REVIEW: In Really at Theatre Exile, a Fugue State without a Fugue

Jackie Sibblies Drury’s dreary play is a sprawling, 70-minute journey to nowhere.


Nancy Boykin, Jessica Johnson, and Matteo Scammell in Really at Theatre Exile. (Photo by Paola Nogueras)

15 minutes into Jackie Sibblies Drury’s opaque play Really—as seen in an even more obfuscatory production at Theatre Exile—I was reaching for a metaphor. Was it “rearranging the deck chairs on the Titanic”? No, that’s not quite right, because while it captures the sense of drifting pointlessness, the Titanic situation was truly dire. Really is merely dreary.

Three characters here are seen in a white (as in “blank space or canvas”) room. Mother (played by Nancy Boykin), is chatty and friendly, as she sits for a photographer, called Girlfriend (actress Jessica Johnson), who initially is largely silent, focused instead on setting up the shoot. Soon, Calvin (Matteo Scammell) wanders in. That there’s a relationship—and tensions—among the three is clear. Exactly what they are is not… nor will it be 70 very long minutes later, when the lights finally go down.

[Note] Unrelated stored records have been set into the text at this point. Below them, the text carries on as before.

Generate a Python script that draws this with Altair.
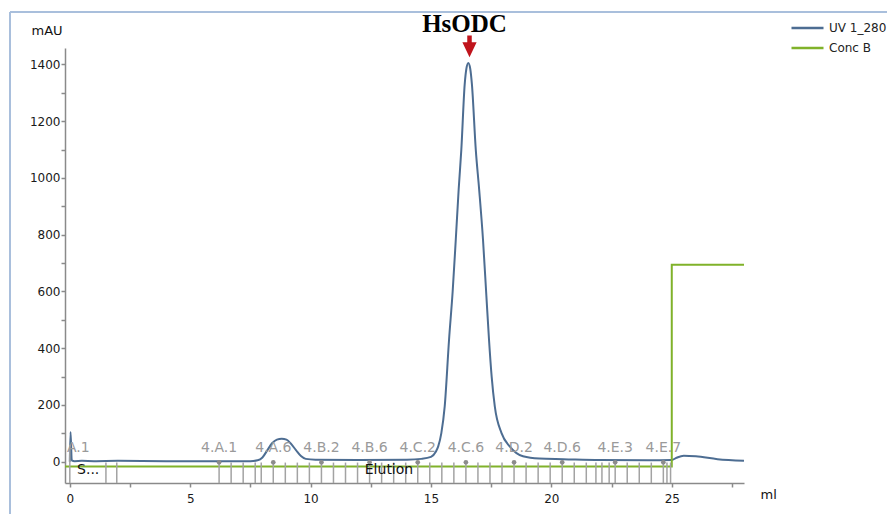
import altair as alt
import pandas as pd

# ---------------- data ----------------
uv_ml = [0.0, 0.03, 0.08, 0.2, 0.5, 1.0, 2.0, 4.0, 6.0, 7.5, 7.8, 8.0, 8.2, 8.4, 8.6, 8.8,
         9.0, 9.2, 9.4, 9.6, 9.8, 10.2, 12.0, 14.0, 14.6, 15.0, 15.2, 15.3, 15.43, 15.57,
         15.75, 15.9, 16.03, 16.15, 16.26, 16.4, 16.47, 16.55, 16.63, 16.7, 16.86, 17.0,
         17.16, 17.3, 17.41, 17.52, 17.65, 17.93, 18.27, 18.82, 19.5, 20.5, 22.0, 24.0,
         25.0, 25.2, 25.5, 26.0, 26.9, 28.0]
uv_mau = [0, 105, 5, 2, 3, 2, 3, 2, 2, 2, 5, 15, 40, 65, 78, 81,
          78, 62, 40, 20, 10, 7, 6, 7, 10, 17, 35, 54, 101, 195,
          430, 600, 783, 960, 1100, 1330, 1385, 1405, 1385, 1330, 1100, 960,
          783, 585, 430, 300, 195, 101, 54, 19, 11, 9, 6, 5,
          6, 14, 21, 19, 9, 3]

concb_ml = [-0.2, 25.0, 25.0, 28.0]
concb_val = [-17, -17, 694, 694]

frac_tick_ml = [0.0, 1.5, 1.95, 6.2, 6.7, 7.2, 7.7, 7.95, 8.45, 8.95, 9.45, 9.95, 10.45,
                10.95, 11.45, 11.95, 12.45, 12.95, 13.45, 13.95, 14.45, 14.95, 15.45,
                15.95, 16.45, 16.95, 17.45, 17.95, 18.45, 18.95, 19.45, 19.95, 20.45,
                20.95, 21.45, 21.85, 22.1, 22.4, 22.65, 23.15, 23.65, 24.15, 24.65,
                24.8, 24.95]

frac_labels = ["A.1", "4.A.1", "4.A.6", "4.B.2", "4.B.6", "4.C.2", "4.C.6", "4.D.2",
               "4.D.6", "4.E.3", "4.E.7"]
frac_label_ml = [0.35, 6.2, 8.45, 10.45, 12.45, 14.45, 16.45, 18.45, 20.45, 22.65, 24.65]

phase_labels = ["S...", "Elution"]
phase_ml = [0.3, 12.25]

peak_name = "HsODC"
peak_ml = 16.6

x_ticks = [0, 2.5, 5, 7.5, 10, 12.5, 15, 17.5, 20, 22.5, 25, 27.5]
y_ticks = [0, 100, 200, 300, 400, 500, 600, 700, 800, 900, 1000, 1100, 1200, 1300, 1400]

# ---------------- styling ----------------
BLUE = "#4d6d92"
GREEN = "#80b22a"
GRAY = "#a3a3a3"
AXIS_GRAY = "#8a8a8a"
RED = "#c0141c"
FONT = "DejaVu Sans"

X_SCALE = alt.Scale(domain=[-0.2, 28], nice=False, zero=False)
Y_SCALE = alt.Scale(domain=[-75, 1458], nice=False, zero=False)
COLOR_SCALE = alt.Scale(domain=["UV 1_280", "Conc B"], range=[BLUE, GREEN])

uv_df = pd.DataFrame({"ml": uv_ml, "mAU": uv_mau, "series": "UV 1_280",
                      "order": list(range(len(uv_ml)))})
cb_df = pd.DataFrame({"ml": concb_ml, "mAU": concb_val, "series": "Conc B",
                      "order": list(range(len(concb_ml)))})

legend = alt.Legend(title=None, orient="none", legendX=725, legendY=-27,
                    symbolType="stroke", symbolSize=1024, symbolStrokeWidth=2.5,
                    labelFont=FONT, labelFontSize=12, labelColor="#222222",
                    labelOffset=4, padding=0, rowPadding=6, clipHeight=14)

x_axis = alt.Axis(values=x_ticks, format="d",
                  labelExpr="datum.value % 5 == 0 ? datum.label : ''",
                  title="ml", titleX=695, titleY=15, titleAlign="left",
                  titleBaseline="alphabetic", titleFontWeight="normal",
                  titleFont=FONT, titleFontSize=13, titleColor="#111111",
                  labelFont=FONT, labelFontSize=12, labelColor="#1a1a1a",
                  labelPadding=6, tickSize=4, grid=False,
                  domainColor=AXIS_GRAY, tickColor=AXIS_GRAY, domainWidth=1.5, tickWidth=1.5)
y_axis = alt.Axis(values=y_ticks, format="d",
                  labelExpr="datum.value % 200 == 0 ? datum.label : ''",
                  title="mAU", titleAngle=0, titleX=-34, titleY=-14, titleAlign="left",
                  titleBaseline="alphabetic", titleFontWeight="normal",
                  titleFont=FONT, titleFontSize=13, titleColor="#111111",
                  labelFont=FONT, labelFontSize=12, labelColor="#1a1a1a",
                  labelPadding=1, tickSize=4, grid=False,
                  domainColor=AXIS_GRAY, tickColor=AXIS_GRAY, domainWidth=1.5, tickWidth=1.5)


def X(field):
    return alt.X(field, scale=X_SCALE, axis=x_axis)


def Y(field):
    return alt.Y(field, scale=Y_SCALE, axis=y_axis)


uv_line = alt.Chart(uv_df).mark_line(strokeWidth=2, interpolate="monotone").encode(
    x=X("ml:Q"), y=Y("mAU:Q"),
    color=alt.Color("series:N", scale=COLOR_SCALE, legend=legend),
    order="order:Q",
)
cb_line = alt.Chart(cb_df).mark_line(strokeWidth=2).encode(
    x=X("ml:Q"), y=Y("mAU:Q"),
    color=alt.Color("series:N", scale=COLOR_SCALE, legend=legend),
    order="order:Q",
)

tick_df = pd.DataFrame({"ml": frac_tick_ml})
tick_df["bottom"] = -75
tick_df["top"] = [60 if v == 0 else -3 for v in frac_tick_ml]
frac_ticks = alt.Chart(tick_df).mark_rule(color=GRAY, strokeWidth=1.5).encode(
    x=X("ml:Q"), y=Y("bottom:Q"), y2="top:Q",
)

lab_df = pd.DataFrame({"ml": frac_label_ml, "label": frac_labels})
lab_df["y"] = 48
lab_df["dot_y"] = -2
frac_text = alt.Chart(lab_df).mark_text(font=FONT, fontSize=14, color="#9a9a9a",
                                        baseline="middle", align="center").encode(
    x=X("ml:Q"), y=Y("y:Q"), text="label:N",
)
frac_dots = alt.Chart(lab_df[lab_df["label"] != "A.1"]).mark_point(
    filled=True, size=22, color="#8c8c8c", opacity=1).encode(
    x=X("ml:Q"), y=Y("dot_y:Q"),
)

phase_df = pd.DataFrame({"ml": phase_ml, "label": phase_labels})
phase_df["y"] = -29
phase_text = alt.Chart(phase_df).mark_text(font=FONT, fontSize=14, color="#111111",
                                           baseline="middle", align="left").encode(
    x=X("ml:Q"), y=Y("y:Q"), text="label:N",
)

peak_df = pd.DataFrame({"ml": [peak_ml], "label": [peak_name]})
peak_df["text_y"] = 1514
peak_df["arrow_y"] = 1452
peak_text = alt.Chart(peak_df).mark_text(font="Liberation Serif", fontSize=25,
                                         fontWeight="bold", color="#000000",
                                         baseline="alphabetic", align="center",
                                         dx=-5).encode(
    x=X("ml:Q"), y=Y("text_y:Q"), text="label:N",
)
arrow_path = "M-0.3,-1.9 L0.3,-1.9 L0.3,-1 L0.95,-1 L0,1 L-0.95,-1 L-0.3,-1 Z"
peak_arrow = alt.Chart(peak_df).mark_point(shape=arrow_path, size=225, filled=True,
                                           color=RED, opacity=1, strokeWidth=0).encode(
    x=X("ml:Q"), y=Y("arrow_y:Q"),
)

# screenshot frame (top and left edges)
frame_top = alt.Chart(peak_df).mark_rule(color="#a9bfdc", strokeWidth=2).encode(
    x=alt.value(-55), x2=alt.value(830), y=alt.value(-36))
frame_left = alt.Chart(peak_df).mark_rule(color="#a9bfdc", strokeWidth=2).encode(
    x=alt.value(-55), y=alt.value(-36), y2=alt.value(480))

chart = alt.layer(
    uv_line, cb_line, frac_ticks, frac_dots, frac_text, phase_text,
    peak_text, peak_arrow, frame_top, frame_left,
).properties(
    width=679, height=435,
    autosize=alt.AutoSizeParams(type="none"),
    padding={"left": 57, "top": 40, "right": 143, "bottom": 31},
).configure_view(stroke=None)

chart.save("out.html", embed_options={"renderer": "svg", "actions": False})
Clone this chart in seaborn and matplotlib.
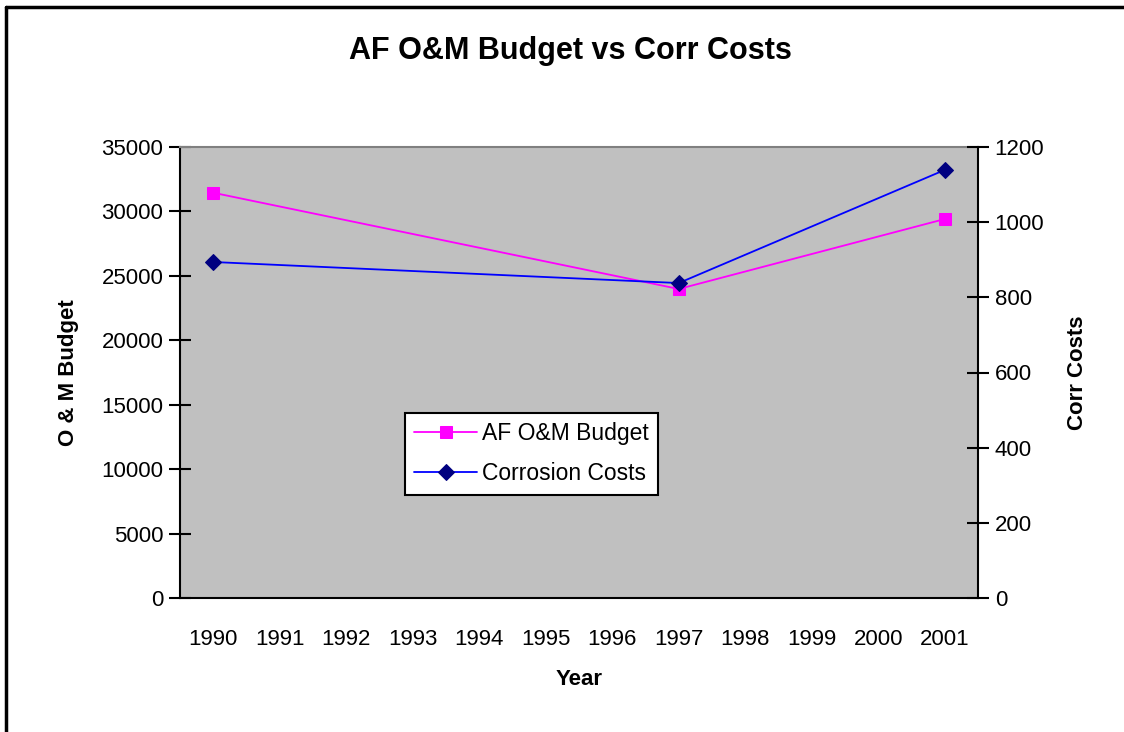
import numpy as np
import pandas as pd
import matplotlib
matplotlib.use("Agg")
import matplotlib.pyplot as plt
import seaborn as sns
from matplotlib.lines import Line2D

# data
years = ["1990", "1991", "1992", "1993", "1994", "1995", "1996",
         "1997", "1998", "1999", "2000", "2001"]
data_years = ["1990", "1997", "2001"]
budget = [31450, 23980, 29410]
corr_costs = [894, 838, 1139]

sns.set_style("white")
plt.rcParams['font.family'] = ['Liberation Sans', 'DejaVu Sans']
plt.rcParams['text.color'] = 'black'
plt.rcParams['axes.labelcolor'] = 'black'
plt.rcParams['xtick.color'] = 'black'
plt.rcParams['ytick.color'] = 'black'

df = pd.DataFrame({
    "year": data_years,
    "pos": [years.index(y) + 0.5 for y in data_years],
    "budget": budget,
    "corr": corr_costs,
})

fig = plt.figure(figsize=(11.24, 7.32), dpi=100)
ax = fig.add_axes([180 / 1124, 134 / 732, 798 / 1124, 451 / 732])
ax.set_facecolor("#C0C0C0")
ax2 = ax.twinx()

sns.lineplot(data=df, x="pos", y="budget", ax=ax, color="#FF00FF", lw=1.3,
             marker="s", markersize=8.5, markerfacecolor="#FF00FF",
             markeredgecolor="#FF00FF", label="AF O&M Budget", legend=False)
sns.lineplot(data=df, x="pos", y="corr", ax=ax2, color="#0000FF", lw=1.3,
             marker="D", markersize=8, markerfacecolor="#000080",
             markeredgecolor="#000080", label="Corrosion Costs", legend=False)

ax.set_xlim(0, len(years))
ax.set_ylim(0, 35000)
ax2.set_ylim(0, 1200)
ax.set_yticks(np.arange(0, 35001, 5000))
ax2.set_yticks(np.arange(0, 1201, 200))

# ticks at category edges, labels at centres
ax.set_xticks(np.arange(0, len(years) + 1))
ax.set_xticklabels([])
ax.set_xticks(np.arange(len(years)) + 0.5, minor=True)
ax.set_xticklabels(years, minor=True)
ax.tick_params(axis="x", which="major", direction="inout", length=14, width=1.5)
ax.tick_params(axis="x", which="minor", length=0, pad=22, labelsize=16)
ax.tick_params(axis="y", direction="inout", length=16, width=1.5, labelsize=16, pad=4)
ax2.tick_params(axis="y", direction="inout", length=16, width=1.5, labelsize=16, pad=4)

for a in (ax, ax2):
    for s in a.spines.values():
        s.set_visible(False)
ax.spines["left"].set_visible(True)
ax.spines["left"].set_linewidth(1.5)
ax.spines["bottom"].set_visible(True)
ax.spines["bottom"].set_linewidth(1.5)
ax2.spines["right"].set_visible(True)
ax2.spines["right"].set_linewidth(1.5)
ax.spines["top"].set_visible(True)
ax.spines["top"].set_color("#808080")
ax.spines["top"].set_linewidth(1.5)
for s in ("left", "bottom"):
    ax.spines[s].set_color("black")
ax2.spines["right"].set_color("black")

ax.set_xlabel("Year", fontsize=16, fontweight="bold", labelpad=14)
ax.set_ylabel("O & M Budget", fontsize=16, fontweight="bold", labelpad=16)
ax2.set_ylabel("Corr Costs", fontsize=16, fontweight="bold", labelpad=16)

fig.text(570 / 1124, 1 - 51 / 732, "AF O&M Budget vs Corr Costs",
         ha="center", va="center", fontsize=22, fontweight="bold")

h1, l1 = ax.get_legend_handles_labels()
h2, l2 = ax2.get_legend_handles_labels()
leg = ax2.legend(h1 + h2, l1 + l2, loc="upper left",
                 bbox_to_anchor=((405 - 180) / 798, (598 - 413) / 451),
                 fontsize=16.5, frameon=True, fancybox=False, framealpha=1,
                 edgecolor="black", handlelength=2.75, borderpad=0.4,
                 labelspacing=0.75, handletextpad=0.2, borderaxespad=0)
leg.get_frame().set_linewidth(1.5)

# outer chart frame
fig.add_artist(Line2D([6 / 1124, 6 / 1124], [0, 1 - 7 / 732], color="black", lw=2.5,
                      transform=fig.transFigure))
fig.add_artist(Line2D([6 / 1124, 1], [1 - 7 / 732, 1 - 7 / 732], color="black", lw=2.5,
                      transform=fig.transFigure))

fig.savefig("out.png", dpi=100)
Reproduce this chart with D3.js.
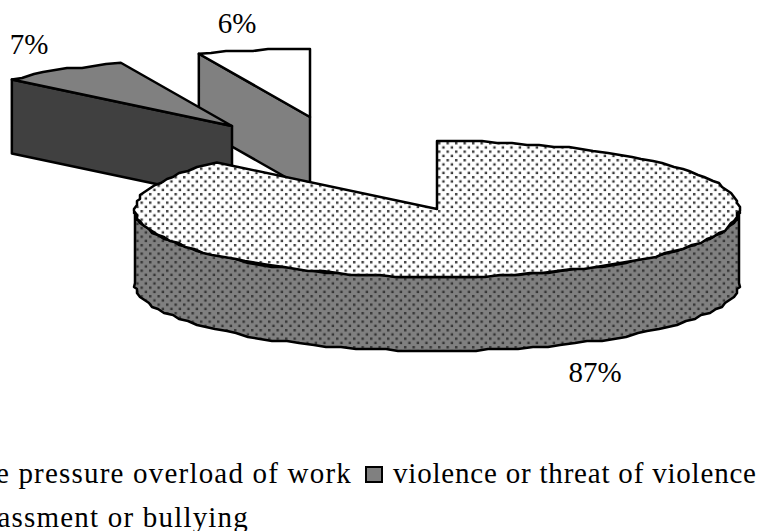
<!DOCTYPE html>
<html>
<head>
<meta charset="utf-8">
<script src="https://cdn.jsdelivr.net/npm/d3@7"></script>
<style>
  html, body { margin: 0; padding: 0; background: #fff; overflow: hidden; }
  text { font-family: "Liberation Serif", serif; fill: #000; }
</style>
</head>
<body>
<svg id="chart" width="763" height="531"></svg>
<script>
  const categories = ["time pressure overload of work", "violence or threat of violence", "harassment or bullying"];
  const values = [87, 7, 6];
  const valueLabels = ["87%", "7%", "6%"];

  const svg = d3.select("#chart");
  const cx = 437, cy = 209, rx = 302, ry = 68, depth = 74;
  const labelPos = [[595, 382], [29, 54], [237, 33]];
  const explode = [[0, 0], [-205, -83], [-127, -92]];

  const defs = svg.append("defs");
  function dots(id, bg) {
    const p = defs.append("pattern").attr("id", id).attr("patternUnits", "userSpaceOnUse")
      .attr("width", 8.5).attr("height", 8.5);
    p.append("rect").attr("width", 8.5).attr("height", 8.5).attr("fill", bg);
    p.append("rect").attr("x", 1).attr("y", 1).attr("width", 2.4).attr("height", 2.4).attr("fill", "#333");
    p.append("rect").attr("x", 5.25).attr("y", 5.25).attr("width", 2.4).attr("height", 2.4).attr("fill", "#333");
  }
  dots("dotsLight", "#fff");
  dots("dotsDark", "#808080");

  const arcs = d3.pie().sort(null)(values);
  const px = a => Math.sin(a) * rx;
  const py = a => -Math.cos(a) * ry;
  const line = d3.line();

  // outer edge snapped to a coarse grid, the original outline is jagged
  function rim(a0, a1) {
    const n = Math.max(2, Math.ceil(Math.abs(a1 - a0) / 0.05));
    return d3.range(n + 1).map(i => {
      const a = a0 + (a1 - a0) * i / n;
      if (i === 0 || i === n) return [px(a), py(a)];
      return [Math.round(px(a) / 3) * 3, Math.round(py(a) / 2) * 2];
    });
  }

  const styles = [
    { top: "url(#dotsLight)", wall: "url(#dotsDark)" },
    { top: "#808080", wall: "#404040" },
    { top: "#fff", wall: "#808080" }
  ];

  // back slices first so the big one sits on top
  [2, 1, 0].forEach(i => {
    const d = arcs[i], s = styles[i];
    const g = svg.append("g").attr("transform", `translate(${cx + explode[i][0]},${cy + explode[i][1]})`);
    const base = g.append("g").attr("stroke", "#000").attr("stroke-width", 2.5).attr("stroke-linejoin", "round");
    if (i === 0) {
      const front = rim(Math.PI / 2, Math.PI * 1.5);
      const wall = front.concat(front.slice().reverse().map(p => [p[0], p[1] + depth]));
      base.append("path").attr("d", line(wall) + "Z").attr("fill", s.wall);
    } else {
      const a = [px(d.startAngle), py(d.startAngle)];
      base.append("path")
        .attr("d", line([a, [0, 0], [0, depth], [a[0], a[1] + depth]]) + "Z")
        .attr("fill", s.wall);
    }
    base.append("path")
      .attr("d", line([[0, 0]].concat(rim(d.startAngle, d.endAngle))) + "Z")
      .attr("fill", s.top);
  });

  svg.selectAll("text.pct").data(valueLabels).join("text").attr("class", "pct")
    .attr("x", (d, i) => labelPos[i][0]).attr("y", (d, i) => labelPos[i][1])
    .attr("text-anchor", "middle").attr("font-size", 29).text(d => d);

  // legend runs off the left edge in the original
  const legend = svg.append("g").attr("font-size", 29);
  legend.append("text").attr("x", 352).attr("y", 483).attr("text-anchor", "end").attr("letter-spacing", 1.2).text(categories[0]);
  legend.append("rect").attr("x", 366).attr("y", 467).attr("width", 16).attr("height", 15)
    .attr("fill", "#808080").attr("stroke", "#000").attr("stroke-width", 2);
  legend.append("text").attr("x", 393).attr("y", 483).attr("letter-spacing", 0.8).text(categories[1]);
  legend.append("text").attr("x", 249).attr("y", 527).attr("text-anchor", "end").attr("letter-spacing", 1.2).text(categories[2]);
</script>
</body>
</html>
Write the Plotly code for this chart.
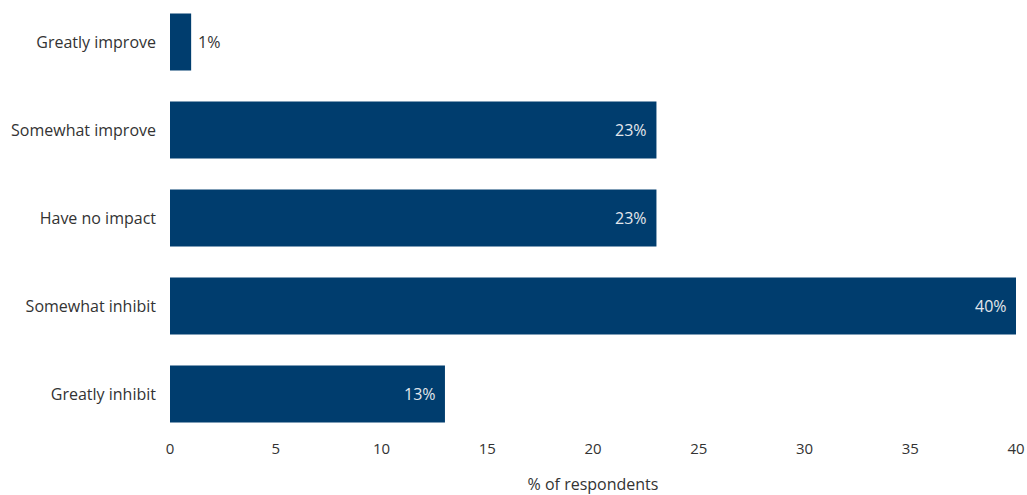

Still, within the loops of nebulous, open-ended conversation, a few topics are manifest. One is the nature of art (Drury is nothing if not ambitious). Another is a recurring litany of general global awfulness, now and throughout history, including wars and mass incarcerations. Against these big but vague themes, there’s also a sort of banal melodrama, involving a fretting mother, a son who wants to please her, and the younger woman who is perceived by the mother as an interloper.

Along the way, Drury gets in some memorably poetic language, and in the last three minutes there’s a glimmer of what Really could be, in terms of insight into the inner turmoil of an artist, questioning whether she has what it takes.

But for the most part, the plot elements remain disconnected and inert. If director Brenna Geffers understands Really, you wouldn’t know it. In fact, she seems determined to avoid clarity at all costs, instead helming a production that descends further into abstraction. This involves long, empty pauses; stylized movement; emotionally freighted line readings that seem appliqued at random; and several other unwelcome tricks.  Some very obvious questions—such as what the camera reveals to both subject and photographer—remain not only unanswered, but more or less unasked.

Under the circumstances, I admire Boykin’s attempts to find a dramatic context in her long near-monologues, though a key comment along the way—about how at a certain point in life, a woman “transforms herself into a pharmacy”—suggests a level of pain and desperation that doesn’t come through. Johnson and Scammell, both likeable actors, make little impression here.

Really feels like a pretentious, sprawling journey to nowhere—a fugue state without a fugue.